Lai Kow Chan, an IMS Fellow with expertise in statistical quality control and a visionary academic leader, died in Hong Kong on December 23, 2020, aged 80.

Lai was born in Hong Kong on November 5, 1940. His first university degree was from Hong Kong Baptist College in 1962, after which he obtained an MA and a PhD in statistics from the University of Western Ontario in 1964 and 1966, respectively. He was then a lecturer at the University of Toronto for one year before returning to Western, where he rose to the rank of Full Professor. He had worked with M.M. Ali for his thesis and, over the next 15 years, contributed regularly to distribution theory and studied both finite- and large-sample properties of estimation methods for various classes of models. He published in top statistics journals such as Biometrika and The Annals of Mathematical Statistics, but also in more applied venues and actuarial journals.

In 1980, Lai was recruited as Head of the Department of Statistics at the University of Manitoba. This was a turning point in his career. Seeking to unite the group around a common cause, he identified statistical quality control as a research area and invested himself fully in the subject. Under his headship, which lasted 14 years, the department became a center of excellence in quality management. His 1988 article proposing a new process capability index, coauthored by his colleague Smiley Cheng and their joint PhD student Fred Spiring, is one of the most cited papers in the Journal of Quality Technology. Over the years, department members gave more than 100 workshops on statistical process control, total quality, and industrial experimental design to local firms, generating funds to support students and research.

While becoming an expert in statistical quality control, Lai helped the Canadian statistical community in many ways, serving on the Board of Directors of the Statistical Society of Canada (1985–87), supporting the Society’s 13th Annual Meeting in Winnipeg (1985), serving as Editor-in-Chief of The Canadian Journal of Statistics (1992–94), contributing to the creation of the Canada Award for Excellence in Quality, and chairing/sitting on national grant and award selection committees. He also served as a Council member of the International Statistical Institute (ISI).

In 1994, Lai returned home to become Professor and Chair of Applied Statistics and Operational Research at City University of Hong Kong (CUHK). Research-wise, this was perhaps his most fruitful period, supervising many PhD students and coauthoring, notably with Ming-Lu Wu, highly impactful work on quality function deployment.

Under Lai’s leadership, the CUHK College of Business rose to the forefront of business education and research. Various new programs were launched and he spearheaded the school’s effort in achieving AACSB accreditation in 2005. In this period, Lai was an advisor on statistics teaching material for China’s State Statistical Bureau, he sat on the Statistics Advisory Board for the Commissioner for Census and Statistics of the Hong Kong SAR, and he served on the Humanities, Social Sciences and Business Studies Panel of Hong Kong’s Research Grants Council.

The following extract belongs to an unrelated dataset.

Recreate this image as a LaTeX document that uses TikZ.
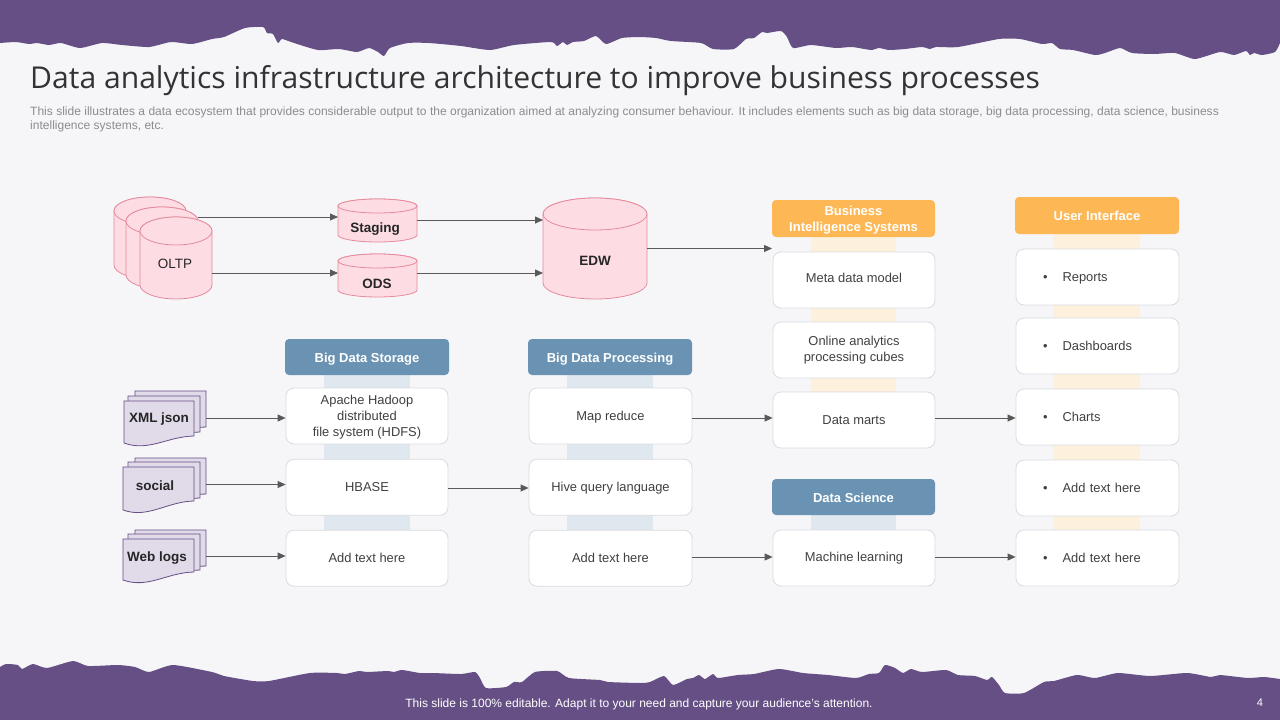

At the age of 66, Lai joined upper management in the forming years of the Macao University of Science and Technology. He soon became an advisor for the sustainable economic development strategy and the Pearl River Delta Region development plan for several departments in the Macao SAR Government. Also noteworthy is his involvement in the construction of economic indices such as the Hong Kong Consumer Satisfaction Index (1998) and the Macao Consumer Confidence Index (2008).

In recognition of his contributions to research and his service towards the development of statistics and total quality in Canada and in China, Lai was elected a member of the ISI in 1979 and he was made a Fellow of several associations, including the ASA (1981), IMS (1985), the American Society for Quality (1990), and the American Association for the Advancement of Science (1991).

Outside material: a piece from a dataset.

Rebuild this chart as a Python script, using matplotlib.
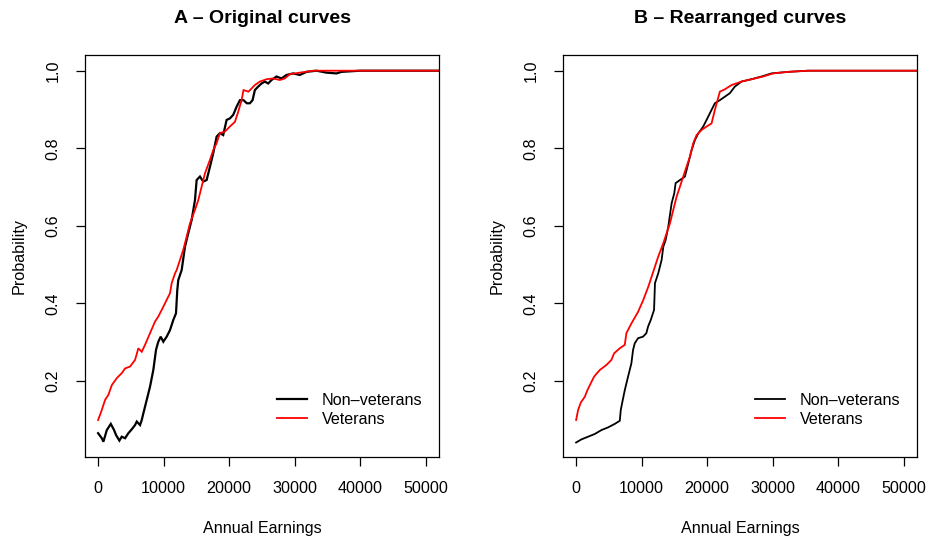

In addition to his talents as a scientist and an administrator, Lai was a conscientious and kind-hearted man who cared for people around him, and inspired trust. His level of energy and passion was difficult to match. He drew inspiration from, and strove to emulate, the famous American statistician W. Edwards Deming and Hong Kong’s visionary entrepreneur and philanthropist Sir Gordon Wu, who started his engineering studies at the University of Manitoba and received an honorary degree from this institution in 2012.

Lai is survived by his wife Fung-Yee, their children Bertha, David, and Leo, as well as five grandchildren whom he loved to spoil. We were fortunate to have known him. He will be missed dearly but never forgotten.